That was okay; I never planned on being in Japan long enough to renew it again another year later anyway. But (not only me but maybe a dozen other independent contractors) being led on after a few very lucrative months when I made more than Hannes and then not getting enough hours or making enough money ever again was... well, also stressful!
Have I mentioned that living in Tokyo, in general, is stressful? That's the operative word here, in case I'm not being clear.
The trains being so packed in the morning and evening that it's super sweaty in all seasons, but especially during the springtime tourist season, and at times physically painful (there are stories of broken ribs floating around); supermarkets being so sparse and poor-quality and vegetarian-unfriendly that I was going to seven different ones, all on foot remember, no car; working with no ventilation, insulation, adequate heating or cooling, and almost always being uncomfortable indoors and out; having to carry sweat towels with you; almost everything almost always being Disneyland-during-the-holidays-grade crowded. It's just not a developed-world quality of life, on top of being the biggest urban area on Earth.
Tokyo's definitely very interesting and you never run out of things to do, but it's unrelenting, and not burning through money is tough. Seeing the local bands we liked at small venues and basement bars was always $20 - $40. And the minimum currency unit the transit card charging machines take, for example, is the equivalent of $10, which is usually only enough to get to and from wherever you're going, just the one time. Or not.
Everything contains fish and soy sauce. Trying to avoid gluten while also not eating meat or seafood was virtually impossible, and I was often acid refluxy, stomacheachey, tired, and grouchy, even before my underwear was soaked through with sweat and the absurdly unhealthy salarymen on the sardine-packed train blasted me in the face with their death breath and spent the entire ride loudly snorting back and swallowing their snot instead of using a damn tissue. Hannes was not inflamed and in pain from eating totally normal foods, but all those other things did, of course, wear on him, too.
Just before this family vacation extravaganza - and I mean like immediately before - Hannes had been in Germany for a week on a business trip. Here's the group selfie to prove it. Mostly he was in Berlin, but he was able to take some time out to see all these nice folks here, in Rostock.
While Hannes was gone I was doing that thing where I would go to a show and drink all night, and then just Febreeze my hair, put on more eyeliner, and do it again. I was working, but barely, and it feels like you have all the time in the world when the significant other you spend all your time with and live with in a very small space is suddenly gone for a bit.
You might remember this post about my epic marathon day in Omotesando and Harajuku with Rejon, and then seeing P.L.F. and Self Deconstruction at Earthdom with my new friend Jharrod and some of his friends. That was while Hannes was in Berlin.
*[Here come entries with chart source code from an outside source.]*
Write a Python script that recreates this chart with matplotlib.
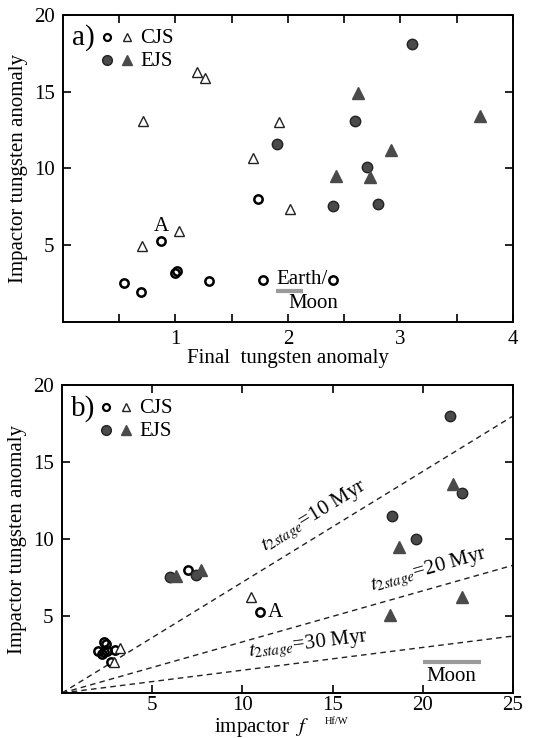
import numpy as np
import matplotlib
matplotlib.use("Agg")
import matplotlib.pyplot as plt

plt.rcParams['font.family'] = ['Liberation Serif', 'DejaVu Serif']
plt.rcParams['mathtext.fontset'] = 'stix'

# panel a : final tungsten anomaly vs impactor tungsten anomaly
a_cjs_circ_x = [0.54, 0.69, 0.87, 1.0, 1.01, 1.30, 1.73, 1.78, 2.40]
a_cjs_circ_y = [2.55, 1.95, 5.28, 3.2, 3.32, 2.65, 7.98, 2.76, 2.76]
a_cjs_tri_x = [1.19, 1.26, 0.71, 0.70, 1.03, 1.69, 1.92, 2.02]
a_cjs_tri_y = [16.3, 15.9, 13.1, 4.96, 5.9, 10.7, 13.0, 7.39]
a_ejs_circ_x = [3.10, 2.60, 1.90, 2.70, 2.40, 2.80]
a_ejs_circ_y = [18.1, 13.1, 11.6, 10.1, 7.57, 7.67]
a_ejs_tri_x = [2.62, 3.71, 2.92, 2.43, 2.73]
a_ejs_tri_y = [14.9, 13.4, 11.2, 9.5, 9.46]
a_moon_x = [1.89, 2.13]
a_moon_y = 2.0

# panel b : impactor f Hf/W vs impactor tungsten anomaly
b_cjs_circ_x = [2.0, 2.2, 2.35, 2.45, 2.3, 2.95, 2.7, 2.5, 7.0, 11.0]
b_cjs_circ_y = [2.75, 2.55, 3.3, 3.2, 2.65, 2.8, 2.0, 2.76, 7.97, 5.24]
b_cjs_tri_x = [3.2, 2.9, 10.5]
b_cjs_tri_y = [2.95, 2.0, 6.25]
b_ejs_circ_x = [21.5, 22.2, 18.3, 19.6, 6.0, 7.45]
b_ejs_circ_y = [18.0, 13.0, 11.5, 10.0, 7.55, 7.65]
b_ejs_tri_x = [21.7, 18.7, 18.2, 22.2, 6.3, 7.7]
b_ejs_tri_y = [13.6, 9.5, 5.06, 6.25, 7.6, 7.97]
b_moon_x = [20.0, 23.2]
b_moon_y = 2.0

# t2stage lines: y value at x = 25
t_labels = ['10', '20', '30']
t_end_y = [18.0, 8.3, 3.7]
t_text_x = [11.5, 17.3, 10.4]
t_text_off = [0.5, 0.4, 0.35]

dark = '#4a4a4a'

fig = plt.figure(figsize=(5.36, 7.38), dpi=100)
axa = fig.add_axes([0.1175, 0.5637, 0.8396, 0.416])
axb = fig.add_axes([0.1157, 0.061, 0.8414, 0.417])


def style(ax):
    for s in ax.spines.values():
        s.set_linewidth(1.4)
    ax.tick_params(direction='in', length=6, width=1.2, top=True, right=True,
                   labelsize=15, pad=6)
    ax.set_ylim(0, 20)
    ax.set_yticks([5, 10, 15, 20])
    ax.set_ylabel('Impactor tungsten anomaly', fontsize=15, labelpad=4)


def points(ax, cx, cy, tx, ty, ex, ey, fx, fy):
    ax.plot(cx, cy, 'o', ms=6, mfc='none', mec='black', mew=1.8, ls='none')
    ax.plot(tx, ty, '^', ms=7, mfc='white', mec='#222222', mew=1.0, ls='none')
    ax.plot(ex, ey, 'o', ms=7.5, mfc=dark, mec='#222222', mew=1.0, ls='none')
    ax.plot(fx, fy, '^', ms=8, mfc=dark, mec=dark, mew=1.0, ls='none')


def key(ax, tag):
    ax.text(0.02, 0.925, tag, transform=ax.transAxes, fontsize=21,
            ha='left', va='center')
    ax.plot([0.098], [0.928], 'o', ms=5, mfc='none', mec='black', mew=1.6,
            transform=ax.transAxes)
    ax.plot([0.142], [0.928], '^', ms=6, mfc='white', mec='#222222', mew=1.0,
            transform=ax.transAxes)
    ax.plot([0.098], [0.853], 'o', ms=7, mfc=dark, mec='#222222', mew=1.0,
            transform=ax.transAxes)
    ax.plot([0.142], [0.853], '^', ms=7, mfc=dark, mec=dark,
            transform=ax.transAxes)
    ax.text(0.171, 0.925, 'CJS', transform=ax.transAxes, fontsize=15,
            va='center')
    ax.text(0.171, 0.850, 'EJS', transform=ax.transAxes, fontsize=15,
            va='center')


# ---- panel a
style(axa)
axa.set_xlim(0, 4)
axa.set_xticks([0.5, 1, 1.5, 2, 2.5, 3, 3.5, 4])
axa.set_xticklabels(['', '1', '', '2', '', '3', '', '4'])
axa.set_xlabel('Final  tungsten anomaly', fontsize=15, labelpad=0)
points(axa, a_cjs_circ_x, a_cjs_circ_y, a_cjs_tri_x, a_cjs_tri_y,
       a_ejs_circ_x, a_ejs_circ_y, a_ejs_tri_x, a_ejs_tri_y)
axa.plot(a_moon_x, [a_moon_y] * 2, color='#9a9a9a', lw=3, solid_capstyle='butt')
axa.text(1.90, 2.75, 'Earth/', fontsize=15, ha='left', va='center')
axa.text(2.0, 1.2, 'Moon', fontsize=15, ha='left', va='center')
axa.text(0.87, 6.25, 'A', fontsize=15, ha='center', va='center')
key(axa, 'a)')

# ---- panel b
style(axb)
axb.tick_params(axis='x', pad=2)
axb.set_xlim(0, 25)
axb.set_xticks([5, 10, 15, 20, 25])
axb.set_xlabel(r'impactor  $f$', fontsize=15)
axb.xaxis.set_label_coords(0.443, -0.075)
axb.text(0.583, -0.094, 'Hf/W', fontsize=7.5, transform=axb.transAxes,
         ha='left', va='center')
xs = np.array([0, 25])
for lab, ye, tx, off in zip(t_labels, t_end_y, t_text_x, t_text_off):
    slope = ye / 25.0
    axb.plot(xs, slope * xs, ls=(0, (4, 3)), color='#222222', lw=1.0)
    ang = axb.transData.transform_angles(np.array([np.degrees(np.arctan(slope))]),
                                         np.array([[tx, slope * tx]]))[0]
    axb.text(tx, slope * tx + off, r'$t_{2stage}$=' + lab + ' Myr', fontsize=15,
             rotation=ang, rotation_mode='anchor', ha='left', va='bottom')
points(axb, b_cjs_circ_x, b_cjs_circ_y, b_cjs_tri_x, b_cjs_tri_y,
       b_ejs_circ_x, b_ejs_circ_y, b_ejs_tri_x, b_ejs_tri_y)
axb.plot(b_moon_x, [b_moon_y] * 2, color='#9a9a9a', lw=3, solid_capstyle='butt')
axb.text(21.6, 1.1, 'Moon', fontsize=15, ha='center', va='center')
axb.text(11.4, 5.2, 'A', fontsize=15, ha='left', va='center')
key(axb, 'b)')

fig.savefig('out.png', dpi=100)
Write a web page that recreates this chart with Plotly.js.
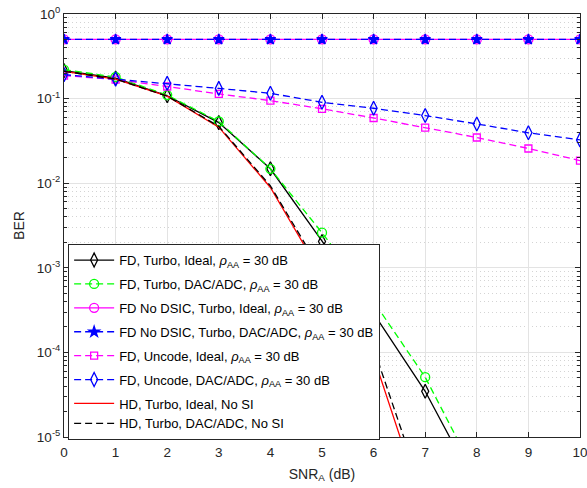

This other post about a completely outrageous show at Studio DOM and my chilly reading breaks at Yasukuni Shrine is about the week before they came, and my day with Leif was also the very night before his parents and friends arrived, and he complained that I still reeked of cheap gin when they did. Which was admittedly true.
It's Febreeze, not a Mr. Clean Magic Eraser.
Thing is, though, it had taken us exactly this long to even start meeting people in Tokyo! Not only were we just getting used to everything in an atmosphere of constant stress, but we were only just starting to make friends! It had just been us two together that whole time, we still didn't have anybody!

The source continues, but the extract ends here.